A block of mass 1.9 kg is at rest at the edge of a table, of height 1 m. A bullet of mass 0.1 kg collides with the block and sticks to it. If the velocity of the bullet is 20 m s$$^{-1}$$ in the horizontal direction just before the collision then the kinetic energy just before the combined system strikes the floor, is [Take g = 10 m s$$^{-2}$$. Assume there is no rotational motion and loss of energy after the collision is negligible.]

We have a block of mass $$M = 1.9\ \text{kg}$$ initially at rest at the edge of a table of height $$h = 1\ \text{m}$$. A bullet of mass $$m = 0.1\ \text{kg}$$ comes horizontally with speed $$u = 20\ \text{m s}^{-1}$$ and sticks to the block. Because the bullet embeds itself, the collision is perfectly inelastic.

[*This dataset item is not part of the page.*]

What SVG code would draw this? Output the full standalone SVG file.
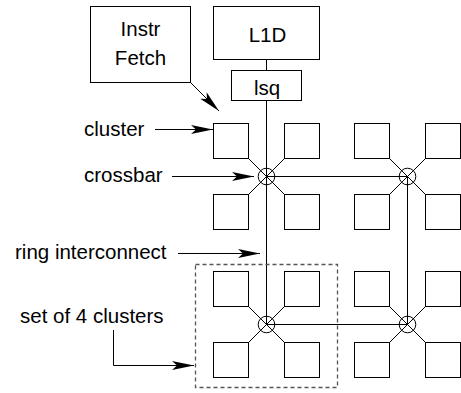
<svg xmlns="http://www.w3.org/2000/svg" width="461" height="393" viewBox="0 0 461 393">
<style>
  .box { fill: #fff; stroke: #000; stroke-width: 1; }
  .ln { fill: none; stroke: #000; stroke-width: 1; }
  .arr { fill: none; stroke: #000; stroke-width: 1; marker-end: url(#ah); }
  .xb { fill: none; stroke: #000; stroke-width: 1; }
  .dash { fill: none; stroke: #555; stroke-width: 1.3; stroke-dasharray: 4 3; }
  text { font-family: "Liberation Sans", Arial, sans-serif; font-size: 20.5px; fill: #000; }
  .c { text-anchor: middle; }
</style>
<defs>
  <marker id="ah" markerUnits="userSpaceOnUse" viewBox="-24 -6 25 12" refX="0" refY="0" markerWidth="25" markerHeight="12" orient="auto" overflow="visible">
    <path d="M0,0 L-22,-4.5 L-17,0 L-22,4.5 Z" fill="#000"/>
  </marker>
</defs>

<g id="instr-fetch">
  <rect class="box" x="90.5" y="6.5" width="100" height="76"/>
  <text class="c" x="140.5" y="35.5">Instr</text>
  <text class="c" x="140.5" y="65">Fetch</text>
</g>
<g id="l1d">
  <rect class="box" x="213.5" y="6.5" width="106" height="53"/>
  <text class="c" x="267.5" y="42">L1D</text>
</g>
<g id="lsq">
  <rect class="box" x="231.5" y="70.5" width="70" height="30"/>
  <text class="c" x="267" y="95">lsq</text>
</g>

<g id="connectors">
  <line class="ln" x1="266.5" y1="59.5" x2="266.5" y2="70.5"/>
  <line class="ln" x1="266.5" y1="100.5" x2="266.5" y2="324.5"/>
  <line class="ln" x1="266.5" y1="176.5" x2="407.5" y2="176.5"/>
  <line class="ln" x1="266.5" y1="324.5" x2="407.5" y2="324.5"/>
  <line class="ln" x1="407.5" y1="176.5" x2="407.5" y2="324.5"/>
  <!-- diagonals -->
  <line class="ln" x1="248.5" y1="158.5" x2="284.5" y2="194.5"/>
  <line class="ln" x1="284.5" y1="158.5" x2="248.5" y2="194.5"/>
  <line class="ln" x1="389.5" y1="158.5" x2="425.5" y2="194.5"/>
  <line class="ln" x1="425.5" y1="158.5" x2="389.5" y2="194.5"/>
  <line class="ln" x1="248.5" y1="306.5" x2="284.5" y2="342.5"/>
  <line class="ln" x1="284.5" y1="306.5" x2="248.5" y2="342.5"/>
  <line class="ln" x1="389.5" y1="306.5" x2="425.5" y2="342.5"/>
  <line class="ln" x1="425.5" y1="306.5" x2="389.5" y2="342.5"/>
  <!-- label arrows -->
  <line class="arr" x1="190.5" y1="82.5" x2="219" y2="111"/>
  <line class="arr" x1="155" y1="129.5" x2="213" y2="129.5"/>
  <line class="arr" x1="172" y1="176.5" x2="254" y2="176.5"/>
  <line class="arr" x1="178" y1="253.5" x2="260" y2="253.5"/>
  <polyline class="arr" points="113.5,330 113.5,365.5 194,365.5"/>
</g>

<g id="crossbar-ul"><circle class="xb" cx="266.5" cy="176.5" r="8.3"/></g>
<g id="crossbar-ur"><circle class="xb" cx="407.5" cy="176.5" r="8.3"/></g>
<g id="crossbar-ll"><circle class="xb" cx="266.5" cy="324.5" r="8.3"/></g>
<g id="crossbar-lr"><circle class="xb" cx="407.5" cy="324.5" r="8.3"/></g>

<g id="cluster-ul-1"><rect class="box" x="213.5" y="123.5" width="35" height="35"/></g>
<g id="cluster-ul-2"><rect class="box" x="284.5" y="123.5" width="35" height="35"/></g>
<g id="cluster-ul-3"><rect class="box" x="213.5" y="194.5" width="35" height="35"/></g>
<g id="cluster-ul-4"><rect class="box" x="284.5" y="194.5" width="35" height="35"/></g>
<g id="cluster-ur-1"><rect class="box" x="354.5" y="123.5" width="35" height="35"/></g>
<g id="cluster-ur-2"><rect class="box" x="425.5" y="123.5" width="35" height="35"/></g>
<g id="cluster-ur-3"><rect class="box" x="354.5" y="194.5" width="35" height="35"/></g>
<g id="cluster-ur-4"><rect class="box" x="425.5" y="194.5" width="35" height="35"/></g>
<g id="cluster-ll-1"><rect class="box" x="213.5" y="271.5" width="35" height="35"/></g>
<g id="cluster-ll-2"><rect class="box" x="284.5" y="271.5" width="35" height="35"/></g>
<g id="cluster-ll-3"><rect class="box" x="213.5" y="342.5" width="35" height="35"/></g>
<g id="cluster-ll-4"><rect class="box" x="284.5" y="342.5" width="35" height="35"/></g>
<g id="cluster-lr-1"><rect class="box" x="354.5" y="271.5" width="35" height="35"/></g>
<g id="cluster-lr-2"><rect class="box" x="425.5" y="271.5" width="35" height="35"/></g>
<g id="cluster-lr-3"><rect class="box" x="354.5" y="342.5" width="35" height="35"/></g>
<g id="cluster-lr-4"><rect class="box" x="425.5" y="342.5" width="35" height="35"/></g>

<g id="set-of-4">
  <rect class="dash" x="195.5" y="264.5" width="142" height="123"/>
</g>

<g id="labels">
  <text x="84" y="136">cluster</text>
  <text x="84" y="182">crossbar</text>
  <text x="15" y="258.5">ring interconnect</text>
  <text x="20" y="323">set of 4 clusters</text>
</g>
</svg>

During the very short collision time, external horizontal forces are negligible, so we apply conservation of linear momentum in the horizontal direction. The formula is

$$\text{Initial momentum} = \text{Final momentum}.$$

Initially only the bullet moves, so

$$m u = (m + M)\,v,$$

where $$v$$ is the common horizontal velocity of the combined system immediately after the collision.

Substituting the numbers, we get

$$0.1 \times 20 = (0.1 + 1.9)\,v$$

$$2 = 2.0\,v$$

$$v = 1\ \text{m s}^{-1}.$$

This horizontal speed remains unchanged during the subsequent flight because air resistance is neglected.

Now the block-bullet system moves off the table edge with

horizontal speed $$v_x = 1\ \text{m s}^{-1},$$

vertical speed $$v_y = 0$$ at the moment it leaves the table, and falls through a vertical distance $$h = 1\ \text{m}$$ under gravity.

For the vertical motion, we use the kinematic relation for a body starting from rest:

$$v_y^2 = u_y^2 + 2 g h,$$

where $$u_y = 0$$ (no initial vertical speed). Hence

$$v_y^2 = 0 + 2 \times 10 \times 1 = 20,$$

so

$$v_y = \sqrt{20}\ \text{m s}^{-1} \approx 4.47\ \text{m s}^{-1}.$$

Thus, just before striking the floor, the system has two perpendicular components of velocity:

$$v_x = 1\ \text{m s}^{-1}, \quad v_y = \sqrt{20}\ \text{m s}^{-1}.$$

The magnitude of the resultant speed is obtained from Pythagoras, but for kinetic energy we can add the squares directly. The total kinetic energy is

$$ K = \dfrac{1}{2}\,(m + M)\,\left(v_x^2 + v_y^2\right). $$

Substituting,

$$ K = \dfrac{1}{2}\,(0.1 + 1.9)\,\left(1^2 + (\sqrt{20})^2\right) = \dfrac{1}{2}\times 2.0 \times (1 + 20) = 1 \times 21 = 21\ \text{J}. $$

Hence, the correct answer is Option A.